Napadł na drogerię i groził ochroniarzowi. Mieszkaniec powiatu bydgoskiego wpadł w ręce policji
Na zdjęciu: Zatrzymany mężczyzna usłyszał zarzuty, a za swoje zachowanie odpowie przed sądem.
Fot. KPP Nakło nad Notecią
W ręce policjantów wpadł 30-latek, który na terenie jednej z drogerii ukradł perfum, a później uciekał. Groził też ochroniarzowi sklepu.
Do zdarzenia doszło w poniedziałkowe (22 lutego) przedpołudnie. – Przed godziną dwunastą, dyżurny miejscowego komisariatu otrzymał informację, że w jednej z drogerii w Szubinie doszło do kradzieży, a jej sprawca uciekł – mówi podkom. Justyna Andrzejewska z zespołu prasowego Komendy Powiatowej Policji w Nakle nad Notecią. Policjanci na jednej z ulic w pobliżu sklepu zauważyli zarówno ochroniarza, jak i kolegę – policjanta z miejscowego komisariatu. – Obaj trzymali, jak się szybko okazało, sprawcę zgłoszonej chwilę wcześniej kradzieży – dodaje podkom. Andrzejewska.

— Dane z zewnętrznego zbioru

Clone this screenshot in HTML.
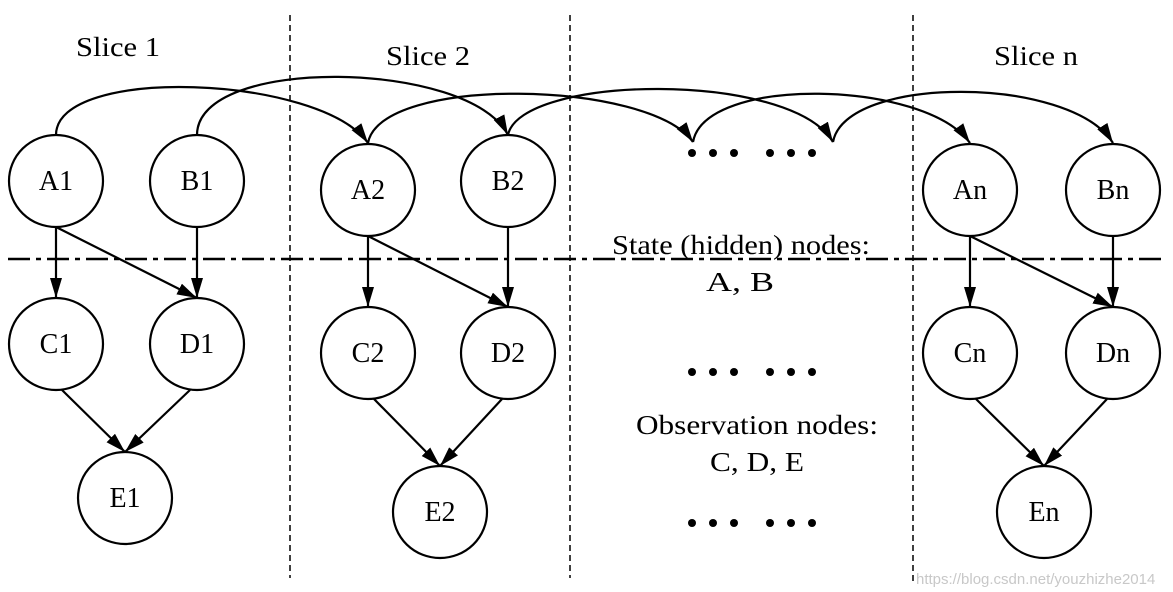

Jak wynika z ustaleń, ochroniarz zauważył w pewnym momencie, jak mężczyzna ukradł perfum i wówczas ruszył w pościg za złodziejem. 30-latek został ujęty i oddał skradziony towar, ale użył gróźb wobec ochroniarza i zmusił go do tego, by odstąpił od swoich czynności, a sam ponownie zaczął uciekać. – Uwagę na biegnącego mężczyznę zwrócił wracający z zakupów, w dniu wolnym od służby, policjant z miejscowego komisariatu – dodaje rzecznik nakielskiej policji i podkreśla: – Czujność nie zawiodła policjanta i podejrzewając, że mężczyzna ma powód, by uciekać, rozejrzał się po okolicy. Wtedy dostrzegł nadbiegającego z centrum miasta ochroniarza miejscowej drogerii.
30-latka pochodzącego z powiatu bydgoskiego zatrzymano, ukarano mandatem za kradzież, a następnie także doprowadzono do prokuratury. Tam usłyszał zarzut zmuszania ochroniarza groźbą do odstąpienia od czynności, jakie podjął w stosunku do sprawcy kradzieży. Sprawa trafi teraz do sądu, a – jak kończy podkom. Justyna Andrzejewska – mężczyźnie grozi teraz zgodnie z kodeksem karnym, kara do trzech lat pozbawienia wolności.